Kočović's book was ignored in his homeland until the breakup of Yugoslavia, when it was reprinted in Sarajevo in 1990. In the 1980s, independently from Kočović, Vladimir Žerjavić in Zagreb, Croatia, used a similar method and obtained similar results. Both had lower figures for their own respective ethnic grouping, which was seen as a proof of their objectivity. His calculations of World War II victims in Yugoslavia are even lower than those of Žerjavić, however the latter gave a more detailed account of numbers and nationalities of the dead. Kočović confirmed that he considered Žerjavić's work in the field scientifically valid.
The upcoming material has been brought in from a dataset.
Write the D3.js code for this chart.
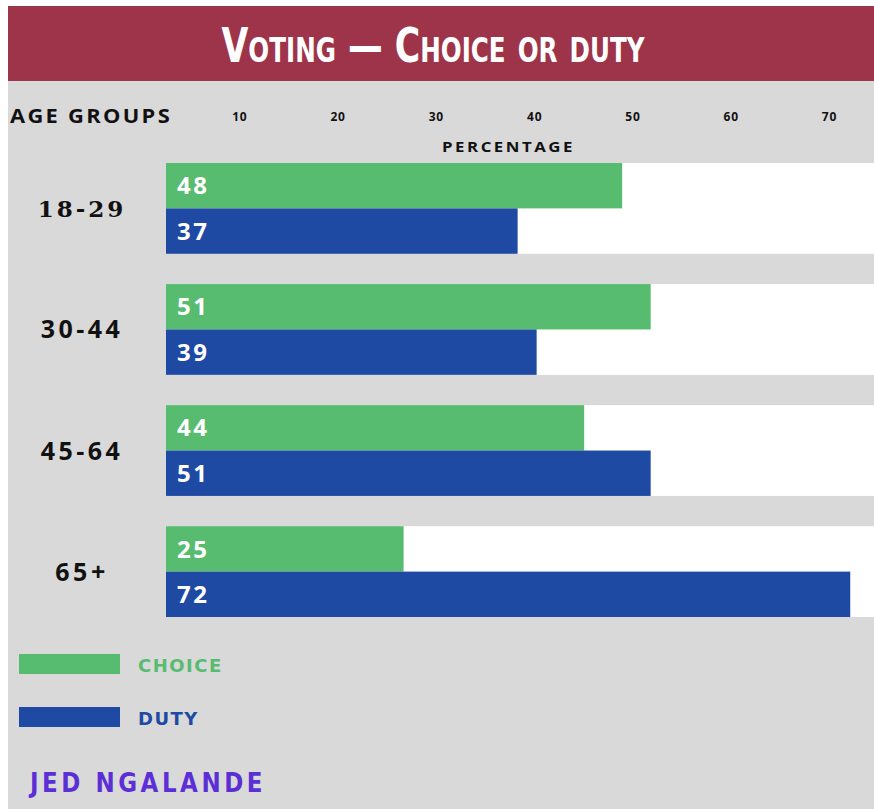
<!DOCTYPE html>
<html>
<head>
<meta charset="utf-8">
<script src="https://cdn.jsdelivr.net/npm/d3@7"></script>
<style>
  html, body { margin: 0; padding: 0; background: #ffffff; }
  svg { display: block; }
</style>
</head>
<body>
<div id="chart"></div>
<script>
// ---- data ----
const ageGroups = ["18-29", "30-44", "45-64", "65+"];
const seriesNames = ["CHOICE", "DUTY"];
const choiceValues = [48, 51, 44, 25];
const dutyValues = [37, 39, 51, 72];
const tickValues = [10, 20, 30, 40, 50, 60, 70];

const title = "Voting — Choice or duty";
const author = "JED NGALANDE";

const W = 874, H = 809;
const colors = { CHOICE: "#57bc6f", DUTY: "#1e4aa4" };
const banner = "#9e344a";
const bg = "#d9d9d9";

const svg = d3.select("#chart").append("svg")
  .attr("width", W).attr("height", H);

// background panels
svg.append("rect").attr("x", 0).attr("y", 0).attr("width", W).attr("height", H).attr("fill", "#ffffff");
svg.append("rect").attr("x", 8).attr("y", 80).attr("width", W - 8).attr("height", H - 80).attr("fill", bg);
svg.append("rect").attr("x", 8).attr("y", 6).attr("width", W - 8).attr("height", 75).attr("fill", banner);

// title
svg.append("text")
  .attr("x", 433).attr("y", 62)
  .attr("text-anchor", "middle")
  .attr("fill", "#ffffff")
  .style("font-family", "'DejaVu Sans Condensed', 'DejaVu Sans', sans-serif")
  .style("font-weight", "bold")
  .style("font-size", "48px")
  .style("font-variant", "small-caps")
  .attr("textLength", 423)
  .attr("lengthAdjust", "spacingAndGlyphs")
  .text(title);

// scales
const y = d3.scaleBand().domain(ageGroups).range([163, 617]).paddingInner(0.25).paddingOuter(0);
const ySub = d3.scaleBand().domain(seriesNames).range([0, y.bandwidth()]).padding(0);
const x = d3.scaleLinear().domain([0, 74.5]).range([166, 874]);
const xAxisScale = d3.scaleLinear().domain([0, 70]).range([141, 829]);

const sansBold = "'Open Sans', 'DejaVu Sans', sans-serif";

// header labels
svg.append("text")
  .attr("x", 10).attr("y", 123)
  .attr("fill", "#111")
  .style("font-family", sansBold).style("font-weight", "700")
  .style("font-size", "19px").style("letter-spacing", "2px")
  .attr("textLength", 162).attr("lengthAdjust", "spacingAndGlyphs")
  .text("AGE GROUPS");

// top axis tick labels
const axis = d3.axisTop(xAxisScale).tickValues(tickValues).tickSize(0).tickPadding(0);
const gAxis = svg.append("g").attr("transform", "translate(0,121)").call(axis);
gAxis.select(".domain").remove();
gAxis.selectAll("text")
  .attr("fill", "#111")
  .style("font-family", sansBold).style("font-weight", "700")
  .style("font-size", "12px").style("letter-spacing", "0.8px");

svg.append("text")
  .attr("x", 442).attr("y", 152)
  .attr("fill", "#111")
  .style("font-family", sansBold).style("font-weight", "700")
  .style("font-size", "14.5px").style("letter-spacing", "2.2px")
  .attr("textLength", 133).attr("lengthAdjust", "spacingAndGlyphs")
  .text("PERCENTAGE");

// rows
const rows = ageGroups.map((g, i) => ({ group: g, CHOICE: choiceValues[i], DUTY: dutyValues[i] }));

const gRow = svg.selectAll("g.row").data(rows).enter().append("g")
  .attr("class", "row")
  .attr("transform", d => `translate(0,${y(d.group)})`);

// white track
gRow.append("rect")
  .attr("x", x(0)).attr("y", 0)
  .attr("width", W - x(0)).attr("height", y.bandwidth())
  .attr("fill", "#ffffff");

// bars
gRow.selectAll("rect.bar")
  .data(d => seriesNames.map(s => ({ key: s, value: d[s] })))
  .enter().append("rect")
  .attr("class", "bar")
  .attr("x", x(0))
  .attr("y", d => ySub(d.key))
  .attr("width", d => Math.min(x(d.value), W) - x(0))
  .attr("height", ySub.bandwidth())
  .attr("fill", d => colors[d.key]);

// value labels
gRow.selectAll("text.val")
  .data(d => seriesNames.map(s => ({ key: s, value: d[s] })))
  .enter().append("text")
  .attr("class", "val")
  .attr("x", x(0) + 11)
  .attr("y", d => ySub(d.key) + ySub.bandwidth() / 2)
  .attr("dy", "0.36em")
  .attr("fill", "#ffffff")
  .style("font-family", sansBold).style("font-weight", "700")
  .style("font-size", "24px").style("letter-spacing", "2.5px")
  .text(d => d.value);

// category labels
gRow.append("text")
  .attr("x", 82)
  .attr("y", y.bandwidth() / 2)
  .attr("dy", "0.36em")
  .attr("text-anchor", "middle")
  .attr("fill", "#111")
  .style("font-family", (d, i) => i === 0 ? "'DejaVu Serif', serif" : sansBold)
  .style("font-weight", "700")
  .style("font-size", (d, i) => i === 0 ? "23px" : "25px")
  .style("letter-spacing", (d, i) => i === 0 ? "3px" : "3.5px")
  .text(d => d.group);

// legend
const legend = d3.scaleOrdinal().domain(seriesNames).range([654, 707]);
const gLeg = svg.selectAll("g.leg").data(seriesNames).enter().append("g")
  .attr("class", "leg")
  .attr("transform", d => `translate(19,${legend(d)})`);
gLeg.append("rect")
  .attr("x", 0).attr("y", 0).attr("width", 101).attr("height", 20)
  .attr("fill", d => colors[d]);
gLeg.append("text")
  .attr("x", 119).attr("y", 18)
  .attr("fill", d => colors[d])
  .style("font-family", "'DejaVu Sans', sans-serif").style("font-weight", "700")
  .style("font-size", "18px").style("letter-spacing", "1.5px")
  .text(d => d);

// author
svg.append("text")
  .attr("x", 30).attr("y", 792)
  .attr("fill", "#5b2ed6")
  .style("font-family", "'DejaVu Sans', sans-serif").style("font-weight", "700")
  .style("font-size", "26px").style("letter-spacing", "4px")
  .attr("textLength", 236).attr("lengthAdjust", "spacingAndGlyphs")
  .text(author);
</script>
</body>
</html>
Kočović wrote a book, published in 1997, refuting Serbian statistician Đorđević's efforts to, in Kočović's words, "reinstate [the] great numbers" victims figures which had been dominant during Communist Yugoslavia period.[1] Kočović also criticised Žerjavić as extreme nationalist, who gave wild estimates of victims of wars in Bosnia in the 90s, that were later refuted by ICTY. Žerjavić nationalism and bias proved offputing even for Kočović.
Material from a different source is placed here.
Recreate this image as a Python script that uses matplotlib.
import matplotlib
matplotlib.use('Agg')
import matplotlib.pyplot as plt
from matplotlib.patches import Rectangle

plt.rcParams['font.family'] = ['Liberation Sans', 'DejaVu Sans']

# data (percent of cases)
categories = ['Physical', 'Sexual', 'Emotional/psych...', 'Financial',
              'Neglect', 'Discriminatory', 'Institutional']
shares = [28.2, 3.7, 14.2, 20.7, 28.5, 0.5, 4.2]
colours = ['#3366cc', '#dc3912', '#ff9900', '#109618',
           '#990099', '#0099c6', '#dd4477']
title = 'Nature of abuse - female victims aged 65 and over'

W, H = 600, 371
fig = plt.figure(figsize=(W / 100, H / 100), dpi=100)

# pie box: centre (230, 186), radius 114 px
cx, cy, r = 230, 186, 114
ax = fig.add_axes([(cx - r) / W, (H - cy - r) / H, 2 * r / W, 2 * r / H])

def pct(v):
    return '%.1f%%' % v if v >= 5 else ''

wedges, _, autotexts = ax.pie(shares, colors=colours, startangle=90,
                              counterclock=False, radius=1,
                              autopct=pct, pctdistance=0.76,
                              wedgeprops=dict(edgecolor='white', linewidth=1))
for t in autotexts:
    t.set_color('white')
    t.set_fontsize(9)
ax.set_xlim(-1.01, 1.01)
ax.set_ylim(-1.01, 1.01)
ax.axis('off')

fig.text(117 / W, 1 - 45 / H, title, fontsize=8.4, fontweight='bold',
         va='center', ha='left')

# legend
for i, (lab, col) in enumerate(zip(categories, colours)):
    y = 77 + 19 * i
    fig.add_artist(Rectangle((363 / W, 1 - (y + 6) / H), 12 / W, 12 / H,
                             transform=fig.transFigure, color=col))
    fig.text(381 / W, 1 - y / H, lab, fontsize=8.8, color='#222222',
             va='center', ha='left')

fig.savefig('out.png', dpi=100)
Kočović was a co-founders of the Oslobođenje union in Geneva and Paris, a contributor and an editor of Naša reč. He, along with Dr Dragan Pavloviċ, founded the Paris quarterly Dialogue.[2] He is a member of the Association of Serbian Writers and Artists, as well as the Action Committee for the Democratic Alternative.

Works

  • Žrtve drugog svetskog rata u Jugoslaviji (Casualties of World War II in Yugoslavia; Biddles of Guilford for Veritas Foundation Press, London, 1985.)
  • Nauka, nacionalizam i propaganda (Science, Nationalism and Propaganda; Paris, 1998)

References

  1. Glišić, Venceslav. "Žrtve licitiranja - Sahrana jednog mita, Bogoljub Kočović". NIN (in Serbian). Archived from the original on 1 August 2013. Retrieved 10 September 2016.
  2. "Dialogue". Science-dialogue.com. Retrieved 18 October 2016.

Sources

  • Tomasevich, Jozo. War and Revolution in Yugoslavia, 1941-1945: Occupation and Collaboration. Stanford: Stanford University Press, 2001. ISBN 0-8047-3615-4
    In Cap.17 Alleged and True Population Losses there is a detailed account of the controversies related to Yugoslav war losses.